Haasan's film is among the most
detailed filmic depictions we have of the Hindutva mindset -- not
just the admiration for Hitler and the distaste for Gandhi, but how
that maps onto an eroticised masculinity in which violence and
nationalism come together with a reworked Hindu renunciatory ideal.

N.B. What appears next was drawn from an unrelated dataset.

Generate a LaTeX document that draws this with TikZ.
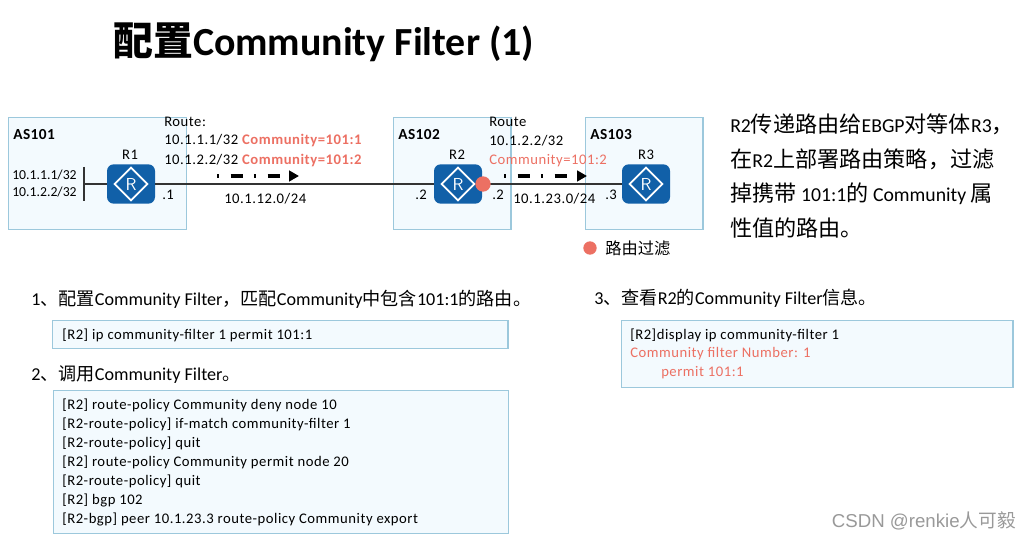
\documentclass[tikz,border=0pt]{standalone}
\usepackage{fontspec}
\usetikzlibrary{shapes.geometric,arrows.meta}
\setmainfont{Carlito}
\newfontfamily\cjk{Noto Sans CJK SC}
\newfontfamily\wmfont{Liberation Sans}
\newcommand{\zh}[1]{{\cjk #1}}
\newcommand{\zhb}[1]{{\cjk\fontsize{16.6}{18}\selectfont #1}}
\newcommand{\spaced}{\fontsize{11}{13}\selectfont\addfontfeature{LetterSpace=3.6}}
\definecolor{salmon}{HTML}{EC7063}
\definecolor{routerblue}{HTML}{1160A8}
\definecolor{boxfill}{HTML}{F3FAFE}
\definecolor{boxline}{HTML}{9CC8DC}
\definecolor{linkdark}{HTML}{333333}
\tikzset{
 x=0.75pt,y=-0.75pt,
 asbox/.style={draw=boxline,fill=boxfill,line width=0.9pt,minimum width=0pt,inner sep=0pt,anchor=north west},
 router/.style={fill=routerblue,rounded corners=5pt,minimum width=36pt,minimum height=29.5pt,inner sep=0pt},
 rmark/.style={draw=white,line width=1.3pt,diamond,aspect=1,minimum size=25pt,inner sep=0pt,text=white,font=\fontsize{13}{13}\selectfont\sffamily},
 lab/.style={inner sep=0pt,font=\spaced,text=black},
 lableft/.style={lab,anchor=west},
 red/.style={text=salmon},
 link/.style={draw=linkdark,line width=1.5pt},
 flow/.style={draw=black,line width=2.6pt,dash pattern=on 1.2pt off 9pt on 9.5pt off 8pt,-{Triangle[length=7.5pt,width=8pt]}},
 dot/.style={circle,fill=salmon,inner sep=0pt},
 head/.style={inner sep=0pt,anchor=west,font=\fontsize{13.6}{16}\selectfont},
 cmd/.style={inner sep=0pt,anchor=west,font=\spaced},
 side/.style={inner sep=0pt,anchor=west,font=\fontsize{14.8}{18}\selectfont},
 asname/.style={inner sep=0pt,anchor=west,font=\fontsize{11.5}{13}\selectfont\bfseries\addfontfeature{LetterSpace=3}},
}
\begin{document}
\begin{tikzpicture}
\useasboundingbox (0,0) rectangle (1031,541);
% title
\node[inner sep=0pt,anchor=west,font=\fontsize{29.9}{34}\selectfont\bfseries] (title) at (113,42) {\zh{配置}Community Filter (1)};
% AS boxes
\node[asbox,minimum width=133.5pt,minimum height=84pt] (as101) at (8,117) {};
\node[asbox,minimum width=88pt,minimum height=84pt] (as102) at (393,117) {};
\node[asbox,minimum width=88pt,minimum height=84pt] (as103) at (585,117) {};
\node[asname] (l101) at (13,134.5) {AS101};
\node[asname] (l102) at (398,134.5) {AS102};
\node[asname] (l103) at (590,134.5) {AS103};
% routers
\node[router] (r1) at (131,184) {};
\node[router] (r2) at (458,184) {};
\node[router] (r3) at (646,184) {};
\node[rmark] (m1) at (r1) {R};
\node[rmark] (m2) at (r2) {R};
\node[rmark] (m3) at (r3) {R};
\node[lab] (n1) at (130,154.5) {R1};
\node[lab] (n2) at (457,154.5) {R2};
\node[lab] (n3) at (646,154.5) {R3};
% links
\coordinate (busT) at (84,167);
\coordinate (busB) at (84,201);
\coordinate (busM) at (84,184);
\draw[link] (busT) -- (busB);
\draw[link] (busM) -- (r1.west);
\draw[link] (r1.east) -- (r2.west);
\draw[link] (r2.east) -- (r3.west);
% filter dot
\node[dot,minimum size=11.5pt] (f) at (483,184) {};
\node[dot,minimum size=10pt] (legend) at (590,248) {};
\node[inner sep=0pt,anchor=west,font=\fontsize{12.2}{14}\selectfont] (legendt) at (605,248) {\zh{路由过滤}};
% flow arrows
\coordinate (a1s) at (217,176);
\coordinate (a1e) at (299,176);
\coordinate (a2s) at (504,176);
\coordinate (a2e) at (587,176);
\draw[flow] (a1s) -- (a1e);
\draw[flow] (a2s) -- (a2e);
% left route texts
\node[inner sep=0pt,anchor=west,font=\fontsize{10.3}{12}\selectfont] (p1) at (12,175.5) {10.1.1.1/32};
\node[inner sep=0pt,anchor=west,font=\fontsize{10.3}{12}\selectfont] (p2) at (12,192.5) {10.1.2.2/32};
\node[lableft] (rt1) at (164,122) {Route:};
\node[lableft] (rt2) at (164,141) {10.1.1.1/32 \textcolor{salmon}{\bfseries Community=101:1}};
\node[lableft] (rt3) at (164,161) {10.1.2.2/32 \textcolor{salmon}{\bfseries Community=101:2}};
\node[lableft] (rt4) at (489,122) {Route};
\node[lableft] (rt5) at (489,141) {10.1.2.2/32};
\node[lableft,red] (rt6) at (489,161) {Community=101:2};
\node[lableft] (i1) at (162,195) {.1};
\node[lableft] (i2) at (415,195) {.2};
\node[lableft] (i3) at (492,195) {.2};
\node[lableft] (i4) at (605,195) {.3};
\node[lableft] (s1) at (224,198.5) {10.1.12.0/24};
\node[lableft] (s2) at (513,198.5) {10.1.23.0/24};
% side text
\node[side] (t1) at (730,124) {R2\zhb{传递路由给}EBGP\zhb{对等体}R3\zhb{，}};
\node[side] (t2) at (730,159) {\zhb{在}R2\zhb{上部署路由策略，过滤}};
\node[side] (t3) at (730,194) {\zhb{掉携带} 101:1\zhb{的} Community \zhb{属}};
\node[side] (t4) at (730,228) {\zhb{性值的路由。}};
% headings
\node[head] (h1) at (31,299) {1\zh{、配置}Community Filter\zh{，匹配}Community\zh{中包含}101:1\zh{的路由。}};
\node[head] (h2) at (31,375) {2\zh{、调用}Community Filter\zh{。}};
\node[head] (h3) at (594,298) {3\zh{、查看}R2\zh{的}Community Filter\zh{信息。}};
% command boxes
\node[asbox,minimum width=341.5pt,minimum height=21pt] (b1) at (52,320) {};
\node[asbox,minimum width=341.5pt,minimum height=107pt] (b2) at (52.5,390) {};
\node[asbox,minimum width=293.5pt,minimum height=50pt] (b3) at (621,320) {};
\node[cmd] (c1) at (62,335) {[R2] ip community-filter 1 permit 101:1};
\node[cmd] (d1) at (62,405) {[R2] route-policy Community deny node 10};
\node[cmd] (d2) at (62,424) {[R2-route-policy] if-match community-filter 1};
\node[cmd] (d3) at (62,443) {[R2-route-policy] quit};
\node[cmd] (d4) at (62,462) {[R2] route-policy Community permit node 20};
\node[cmd] (d5) at (62,481) {[R2-route-policy] quit};
\node[cmd] (d6) at (62,500) {[R2] bgp 102};
\node[cmd] (d7) at (62,519) {[R2-bgp] peer 10.1.23.3 route-policy Community export};
\node[cmd] (e1) at (630,335) {[R2]display ip community-filter 1};
\node[cmd,red] (e2) at (630,354) {Community filter Number: 1};
\node[cmd,red] (e3) at (661,373) {permit 101:1};
% watermark
\node[inner sep=0pt,anchor=east,text=black!40,font=\fontsize{14}{16}\selectfont\wmfont] (wm) at (1016,521) {CSDN @renkie\zh{人可毅}};
\end{tikzpicture}
\end{document}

But there is great confusion in this mindset. In one of the film's
most honest, most complicated scenes, Ram imbibes an opium drink
given to him by Abhyankar, and it is in that opium-induced haze that
he both finally feels the stirrings of sexual attraction to his new
young wife Mythili, and agrees, in effect, to leave her side. When he
makes love to her, he fantasises about a giant gun. To become a
warrior for Hindutva, Ram must take a pledge to “renounce bondage
and relationships”. We see him touch, in one seamless gesture, the
picture of his unseen dead mother and the map of India, both of which
he can only love as abstractions – and leave the house, abandoning
for his grand masculine mission all the real, maternal figures he
knows, including the newly-pregnant Mythili (Sita to match Ram).
In a directorial sleight-of-hand that
makes fine use of both melodrama and coincidence, Haasan ensures that
this would-be Godse suddenly finds himself being defended from
suspicious Muslims somewhere near Jama Masjid by his trusted old
Muslim friend Amjad (Shah Rukh Khan) – and then, in a matter of
minutes, defending Amjad and all the other Muslims holed up in the
nicely-named Azad Soda Factory.
There is a great deal more that can be
said about Hey Ram, but let me end here on the note that Amjad does.

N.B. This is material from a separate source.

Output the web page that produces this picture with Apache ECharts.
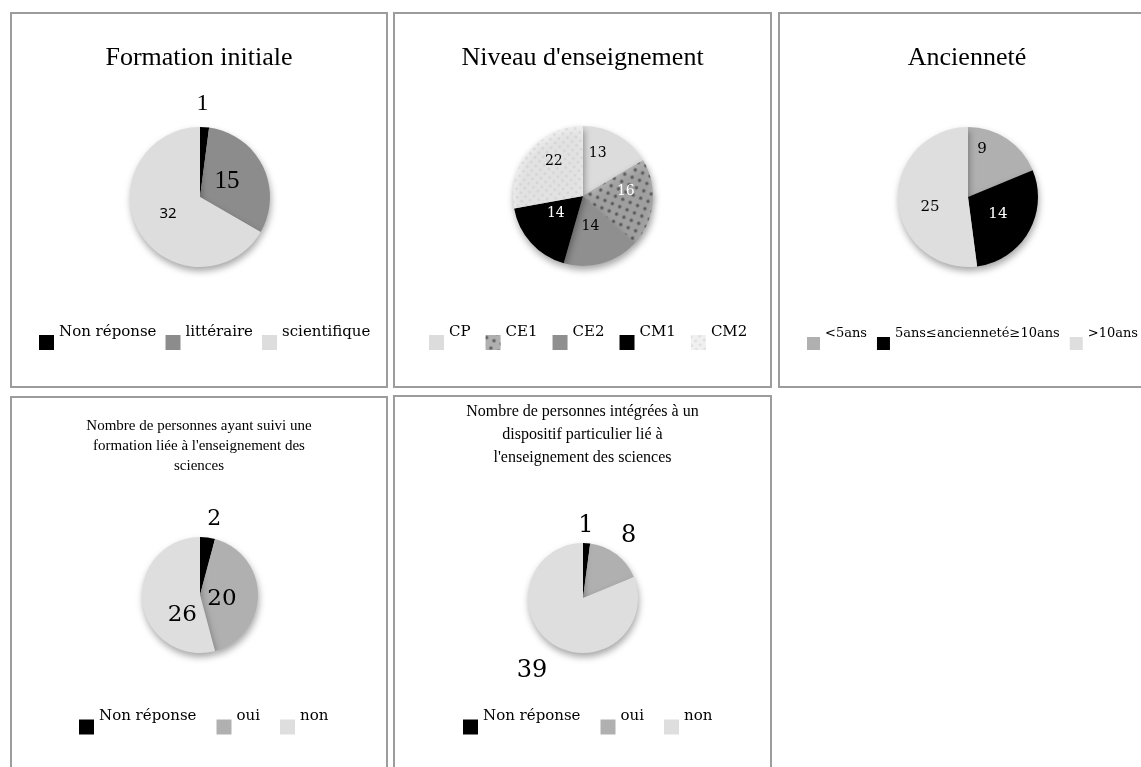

In a dying declaration to the police trying to identify the armed
Hindu assailant whose entry into the curfew-bound Jama Masjid area
set off the bloodbath, Amjad is asked if he had ever seen Bhairav
before. Bhairav is the name Ram had assumed on that excursion, and
also the name of Lord Shiva's destructive form. “I have never seen
that animal before,” says Amjad. “I only know Ram, my brother. He
saved my life.”
Published in Mumbai Mirror, 23 Feb 2020.